À Marseille, ce ne sont pas les bars qui manquent. Pas moins de 1 338 ! Et c'est dans le même, le 4 avril 2006, que s'étaient croisés deux chefs de clan rivaux. Le Salonais, Farid Berrhama, et le Corse, Ange-Toussaint Federici, dit Santu. À deux pas de la passerelle de Plombières, à Saint-Just, un quartier qui ouvre la porte sur le Nord de la ville, le bar des Marronniers n'est pourtant pas vraiment le dernier endroit à la mode... C'est notamment ce curieux hasard que l'accusé va devoir expliquer à la cour d'assises de Draguignan qui le juge en appel à partir de ce matin.
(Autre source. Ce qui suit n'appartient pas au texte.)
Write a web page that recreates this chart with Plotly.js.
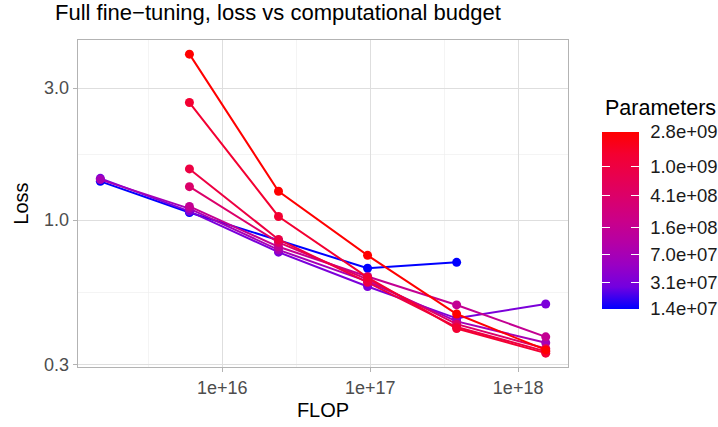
<!DOCTYPE html>
<html>
<head>
<meta charset="utf-8">
<script src="https://cdn.plot.ly/plotly-3.0.1.min.js"></script>
<style>html,body{margin:0;padding:0;background:#fff;}#chart{width:718px;height:427px;}</style>
</head>
<body>
<div id="chart"></div>
<script>
// FLOP budgets (shared x positions)
const flop = [1.5e15, 6e15, 2.4e16, 9.6e16, 3.84e17, 1.536e18];
// model sizes (parameters)
const params = [1.4e7, 3.1e7, 7.0e7, 1.6e8, 4.1e8, 1.0e9, 1.4e9, 2.8e9];
// loss per model at each FLOP budget (null = not run)
const loss14M  = [1.38, 1.065, 0.845, 0.669, 0.703, null];
const loss31M  = [1.415, 1.075, 0.765, 0.575, 0.441, 0.497];
const loss70M  = [1.40, 1.10, 0.78, 0.60, 0.43, 0.36];
const loss160M = [null, 1.12, 0.80, 0.625, 0.493, 0.378];
const loss410M = [null, 1.32, 0.83, 0.61, 0.42, 0.343];
const loss1B   = [null, 1.53, 0.85, 0.595, 0.41, 0.335];
const loss1_4B = [null, 2.66, 1.03, 0.62, 0.405, 0.330];
const loss2_8B = [null, 3.98, 1.27, 0.745, 0.457, 0.339];
const lossSeries = [loss14M, loss31M, loss70M, loss160M, loss410M, loss1B, loss1_4B, loss2_8B];
// colourbar breaks
const cbTickVals = [2.8e9, 1.0e9, 4.1e8, 1.6e8, 7.0e7, 3.1e7, 1.4e7];
const cbTickText = ['2.8e+09', '1.0e+09', '4.1e+08', '1.6e+08', '7.0e+07', '3.1e+07', '1.4e+07'];

// blue -> red gradient (Lab interpolated stops)
const stops = [[0,'#0000FF'],[0.125,'#7300E0'],[0.25,'#9A00C3'],[0.375,'#B500A5'],[0.5,'#CA0089'],
               [0.625,'#DA006C'],[0.75,'#E8004F'],[0.875,'#F40031'],[1,'#FF0000']];
const cmin = Math.log10(params[0]), cmax = Math.log10(params[params.length-1]);
function hex2rgb(h){return [parseInt(h.substr(1,2),16),parseInt(h.substr(3,2),16),parseInt(h.substr(5,2),16)];}
function colorAt(t){
  for(let i=0;i<stops.length-1;i++){
    const [t0,c0]=stops[i],[t1,c1]=stops[i+1];
    if(t<=t1+1e-9){
      const f=(t-t0)/(t1-t0), a=hex2rgb(c0), b=hex2rgb(c1);
      return 'rgb('+a.map((v,k)=>Math.round(v+(b[k]-v)*f)).join(',')+')';
    }
  }
  return stops[stops.length-1][1];
}

const W=718,H=427;
const font = 'Liberation Sans, Arial, sans-serif';
// panel: top 40, bottom 367 -> paper fraction for colourbar top
const barTopPx = 131.7, barLen = 176.6;
const barY = (367-barTopPx)/327;

const traces = lossSeries.map((ys,i)=>{
  const lv = Math.log10(params[i]);
  const t = (lv-cmin)/(cmax-cmin);
  return {
    type:'scatter', mode:'lines+markers', x:flop, y:ys,
    connectgaps:false, showlegend:false, hoverinfo:'skip',
    line:{color:colorAt(t), width:2},
    marker:{size:9, color:ys.map(()=>lv), colorscale:stops, cmin:cmin, cmax:cmax, showscale:false}
  };
});
const tv = cbTickVals.map(v=>Math.log10(v));
function cb(xpx, thick, withLabels){
  const o = {
    x:xpx/W, xref:'container', xanchor:'left', xpad:0,
    y:barY, yref:'paper', yanchor:'top', ypad:0, len:barLen, lenmode:'pixels',
    thickness:thick, thicknessmode:'pixels', outlinewidth:0,
    tickmode:'array', tickvals:tv, ticktext:cbTickText
  };
  if(withLabels){
    o.ticks='outside'; o.ticklen=8; o.tickcolor='rgba(0,0,0,0)';
    o.tickfont={size:18.5, color:'#1a1a1a', family:font};
  } else {
    o.ticks='inside'; o.ticklen=8; o.tickwidth=1; o.tickcolor='#ffffff'; o.showticklabels=false;
  }
  return o;
}
traces[0].marker.showscale = true; traces[0].marker.colorbar = cb(602, 37, true);
traces[1].marker.showscale = true; traces[1].marker.colorbar = cb(602, 8, false);
traces[2].marker.showscale = true; traces[2].marker.colorbar = cb(631, 8, false);

const layout = {
  width:W, height:H, paper_bgcolor:'#fff', plot_bgcolor:'#fff',
  margin:{l:78, r:150, t:40, b:60},
  font:{family:font},
  title:{text:'Full fine\u2212tuning, loss vs computational budget', x:55/W, xref:'container', xanchor:'left',
         y:1-12/H, yref:'container', yanchor:'middle', font:{size:22, color:'#000', family:font}},
  annotations:[{text:'Parameters', xref:'paper', yref:'paper', x:(603-78)/490, y:(367-108)/327,
                xanchor:'left', yanchor:'middle', showarrow:false, font:{size:21.5, color:'#000', family:font}}],
  xaxis:{type:'log', range:[15.025, 18.337], tickmode:'array', tickvals:[1e16,1e17,1e18],
         ticktext:['1e+16','1e+17','1e+18'], tickfont:{size:18, color:'#4d4d4d'},
         ticks:'outside', ticklen:4, tickwidth:1, tickcolor:'#b3b3b3',
         showline:true, mirror:true, linecolor:'#b3b3b3', linewidth:1.3,
         showgrid:true, gridcolor:'#dedede', gridwidth:1, zeroline:false,
         minor:{tickvals:[Math.pow(10,15.5),Math.pow(10,16.5),Math.pow(10,17.5)], showgrid:true, gridcolor:'#ececec', gridwidth:0.6, ticks:''},
         title:{text:'FLOP', standoff:6, font:{size:20, color:'#000'}}},
  yaxis:{type:'log', range:[-0.5316, 0.651], tickmode:'array', tickvals:[0.3,1,3],
         ticktext:['0.3','1.0','3.0'], tickfont:{size:18, color:'#4d4d4d'},
         ticks:'outside', ticklen:4, tickwidth:1, tickcolor:'#b3b3b3',
         showline:true, mirror:true, linecolor:'#b3b3b3', linewidth:1.3,
         showgrid:true, gridcolor:'#dedede', gridwidth:1, zeroline:false,
         minor:{tickvals:[Math.sqrt(0.3),Math.sqrt(3)], showgrid:true, gridcolor:'#ececec', gridwidth:0.6, ticks:''},
         title:{text:'Loss', standoff:10, font:{size:20, color:'#000'}}}
};
Plotly.newPlot('chart', traces, layout, {displayModeBar:false, staticPlot:true});
</script>
</body>
</html>
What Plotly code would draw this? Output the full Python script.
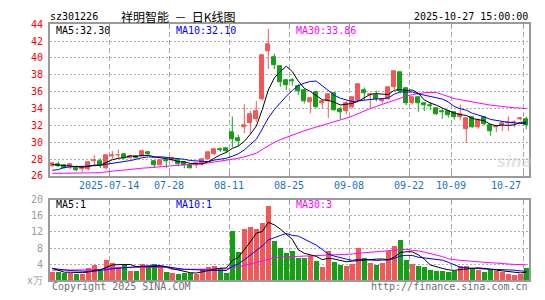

"Après avoir fait les boutiques, rue Paradis, j'étais venu boire un "Vittel" en attendant un ami", s'était-il inlassablement justifié, en novembre 2010, lors de son premier procès à Aix. Et comme Santu est un homme malchanceux, non seulement il avait choisi le mauvais bar, mais, pile au moment où il sirotait son eau minérale, vers 21 h 30, un commando armé avait déboulé dans le bar et criblé de balles Farid Berrhama et ses deux lieutenants, Radouane Baha et Heddie Djendelli. Décidément, comme ce n'était pas son jour de chance, Federici avait eu la jambe perforée par une balle qui avait ricoché. Une blessure qui a laissé des traces... Notamment son ADN ! Discret, le Corse avait été opéré sous un faux nom à la clinique Clairval. Le temps que la brigade criminelle de la police judiciaire fasse le rapprochement, il était interpellé à Paris quelques mois plus tard.
L'alibi du "Vittel" avait tenu la cour en haleine pendant plus d'une semaine. Buté, Fédérici ne voulait pas lâcher le nom de "l'ami" qu'il devait retrouver ce jour-là. "Vous savez, les faits sont graves, s'était presque offusqué l'accusé face aux questions pressantes du président Deschamps. Il y a eu trois morts ! Cette personne ne veut certainement pas être mêlée à tout ça. Maintenant, si elle veut venir, elle vient". Et elle n'était pas venue. Ni tout au long des débats. Ni lors du verdict qui avait condamné Santu à 28 ans de réclusion criminelle, dont 18 ans de mesure de sûreté pour ce triple assassinat commis en bande organisée.
"C'est une condamnation au bénéfice du doute qui ne prend pas en compte le vide de ce dossier", avait tonné la défense du berger corse, en promettant un appel dans la foulée. Ce qui avait été fait. En même temps, ou presque, que la production d'un nouveau témoignage : celui de "l'ami" providentiel. Un peu distrait, l'homme s'était souvenu, un peu tard, qu'il avait effectivement rendez-vous avec Fédérici le jour de la tuerie. Le procès en appel, qui avait, dans un premier temps, était fixé du 16 au 20 avril, avait donc été renvoyé le temps d'un supplément d'informations.
"Ce témoin confirme qu'il devait voir Ange-Toussaint Federici aux Marronniers, indique Me Matteï, un des avocats de l'accusé. Ils se connaissent. Mais, étant donné l'ancienneté des faits, tout ce qu'il avance n'a pas pu être prouvé..." L'acquittement à partir de ce témoignage n'est donc pas gagné. D'autant que pour l'accusation, le mobile vient conforter les éléments matériels chargeant Santu. Farid Berrhama, surnommé "Fafa" (voir ci-dessous) avait déclaré la guerre aux Corses en décidant de remettre la main sur ses machines à sous installées autour de l'étang de Berre. Quinze jours avant la tuerie des Marronniers, Roch Colombani, un petit voyou aux solides attaches insulaires, avait été criblé de balles dans sa voiture, près de Marignane... Les Corses se devaient de stopper l'ambition de Berrhama.
"Pour nous, avait résumé un enquêteur, ça ne fait aucun doute. Le cheminement est fait". Si la mort de Berrhama avait été programmée, l'assassinat de Colombani l'a certainement précipitée.